Thursday, 12 December 2013

The importance of good design

A well designed, for our purposes, work space
I find myself pondering this subject often. It is so easy to spot a bad design but how do you come up with a good one. What makes a good design?

My usual design thinking is usually around how our living spaces work. A messy area is usually an area that is poorly designed for it's current function. If a small table is always buried in stuff you have to question why. Laziness is often a factor but it is often the same items again and again. If it's too much hassle to put them away in the correct place then perhaps they need a new place to be. Or perhaps that table shouldn't be there waiting to be filled. Or perhaps there is no better option for the time being.

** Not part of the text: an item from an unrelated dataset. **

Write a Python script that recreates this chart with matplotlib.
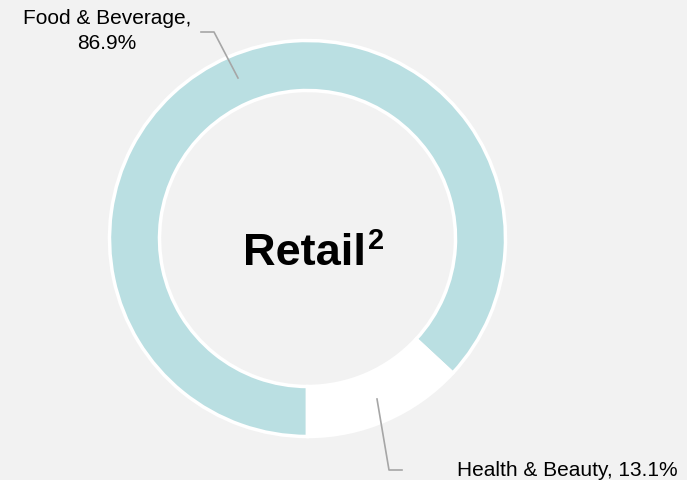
import matplotlib.pyplot as plt

plt.rcParams['font.family'] = ['Liberation Sans', 'DejaVu Sans']

# retail split
labels = ['Food & Beverage', 'Health & Beauty']
shares = [86.9, 13.1]
colors = ['#badfe2', '#ffffff']
bg = '#f2f2f2'

fig = plt.figure(figsize=(6.87, 4.8), dpi=100, facecolor=bg)
ax = fig.add_axes([0, 0, 1, 1])
ax.set_facecolor(bg)

cx, cy, r = 307.5, 241.5, 198
ax.pie(shares, colors=colors, startangle=-90, counterclock=False,
       center=(cx, cy), radius=r, frame=True,
       wedgeprops=dict(width=50, edgecolor='white', linewidth=2.5))
ax.set_xlim(0, 687)
ax.set_ylim(0, 480)
ax.set_aspect('equal')
ax.axis('off')

# centre title
ax.text(305, 215, 'Retail', ha='center', va='baseline', fontsize=32.5,
        fontweight='bold', color='black')
ax.text(368, 231, '2', ha='left', va='baseline', fontsize=21,
        fontweight='bold', color='black')

# leader lines and labels
line_kw = dict(color='#a6a6a6', linewidth=1.2)
ax.plot([238, 214, 201], [480 - 78, 480 - 32, 480 - 32], **line_kw)
ax.text(107, 480 - 31, f'{labels[0]},\n{shares[0]}%', ha='center',
        va='center', fontsize=15, linespacing=1.35)

ax.plot([377, 389, 402], [480 - 399, 480 - 470, 480 - 470], **line_kw)
ax.text(457, 480 - 470, f'{labels[1]}, {shares[1]}%', ha='left',
        va='center', fontsize=15)

fig.savefig('out.png', dpi=100, facecolor=bg)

I've noticed that the older I get the more I evaluate these things. I consider different ideas often over weeks at a time. And when it feels right I know that I have hit upon the correct solution. And then I think some more. Just in case I can tweak it into something better. For example, when I see a mess I don't instantly think 'we need more storage'. Well, not anymore! I consider if what we have is appropriate for our needs, if what we have can be used in a better way. At the end of the day we may well need better storage. But perhaps we just need less stuff.

Good design is not just for the wealthy who can afford interior decorators. Good design is about making your space work for you with what you have.

I often read the blog, DesignMom. One of her series is called living with kids where you get to nose around other peoples houses. Whilst many of them are scarily white it is interesting to see how people have designed their homes to suit the needs of their family.